Accessibility in Real Life

Posted on Updated on Accessibility by Adam Laki

The inclusive design is a broad topic that contains universal design and digital accessibility too. Knowing one is often a good idea to grasp the other one.


For me learning about universal design is an excellent addition to web accessibility. The concept is usually the same, just with different tools and in a different environment. For this reason, I always keep my eyes peeled for any good design that makes something useable for more people.

What is Universal Design?

Universal design is the design of buildings, products, environments to make them accessible to all people, regardless of age, disability, or other factors. [Source: Wikipedia]

Today universal design is more prevalent than digital accessibility mostly because it is the older one. Fortunately, the web and digital inclusivity can and develop faster, so the gap is shrinking.

But what can teach us real-life accessibility? Firstly, it can help us to recognize a problem. Secondly, it can teach us how to solve that problem.
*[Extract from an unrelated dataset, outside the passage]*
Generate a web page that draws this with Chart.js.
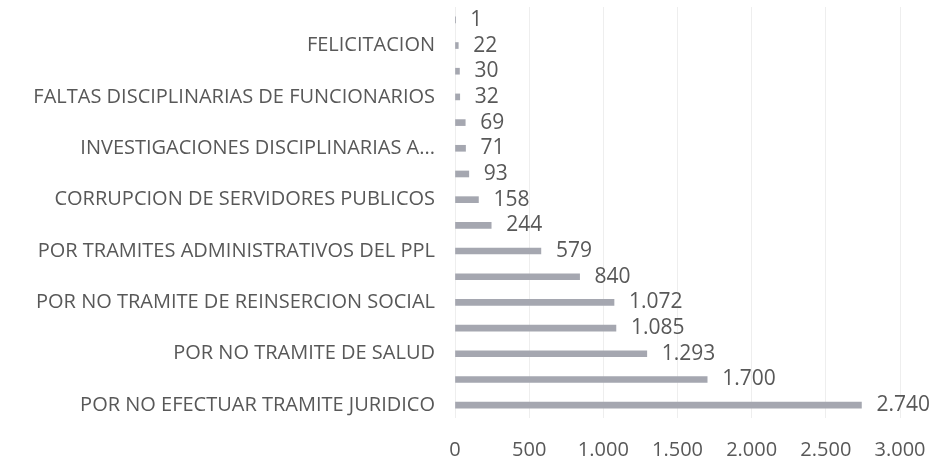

In general, it can educate us. Because of this, I will show you some great, usable, and ordinary solutions from our everyday life.

Different Places, Different Solutions

At this point, you have to note some things. The available, accessible solutions are differed by country. Not every place is equal here. There are countries – mostly the developed ones – where the community has more focus on inclusivity like the USA, Canada, EU, Japan, New Zeland, and so on. But still, the level of accessibility can be very different.

Tactile Pavement

The tactile pavement (also known as Tenji blocks or tactile blocks) is an amazingly simple solution that solves so much. It is a system of textured ground surface indicators that can be easier to detect with cane or foot.

Tactile paving example for people with visual impairment.

It has two types, one with parallel lines (which guides you into a direction) and one with dots (that warns you some danger or crossroad).

Usually, it has a bright yellow color, and we can find it in several places.

  • In Japan, it is common on sidewalks generally everywhere.
  • You can also find it on railway station platforms in Europe where it warns you the edge of the platform.
  • Another everyday use case is at the crossroads, where it guides you to the pedestrian crossing, telling you where to stop.
  • As you understand know, it is useful for people with low vision who need some assistance to navigate. It was initially developed in Japan by Seiichi Miyake in 1965.

Low-floor Bus

When you design something to be inclusive, you create a generally usable product; this is a generic concept and selling point when we speak about accessibility. The low-floor buses are a good example to prove this point.

Two yellow low-floor buses

The goal of the low-floor bus is to eliminate the stairs. The difference in height between the bus’s floor and the sidewalk is small, so anybody can step in more quickly and easily, which is a by-product.

These buses are easy to use for a lot of us:

  • It comes with a ramp (a usable one because of the low floor) for people with a wheelchair so they can get in with zero assistance.
  • It is more usable for the elderly because it is safer and needs less effort.
  • With a temporary injury, that affects our walking skills (using crutch).
  • For the parents with a baby carriage, they can also use public transportation without any help.
  • For the abled persons, it is more comfortable too. No steps, fewer possibilities for accidents.

ATM and Ticket Machine

ATMs and other kiosk machines like a ticket machine can also be a good example; in the United States, there were 100,000 talking ATMs in 2012.

A talking ATM is like a regular one, but you can plug in a headphone and after the machine will guide you through the process.

These machines are good generic examples, too, for usability. Usually, these have braille captions on its keys, simple to use, visually simple, and have sound and visual feedback.

Teletext

The Teletext is a videotex standard for displaying text and basic graphics on the supported televisions. It was created at Philips in the 1970s by John Adams. The World System Teletext is based on it, which made it widespread across Europe in the 1980s.

And why it is a great system and still useful today? Firstly, you could and can check the program guide through it. Secondly, you can turn on captions if it was available on a particular program. In public media, inclusivity is more common, so most of the programs have one.

The caption or subtitle is a handy solution for anybody with hard of hearing or watching something with a foreign language (like I always turn on Hungarian or English subtitle when I watch Netflix). Also, a caption can be useful in many circumstances, like in a noisy bar or in a public space where you don’t have access to a headphone.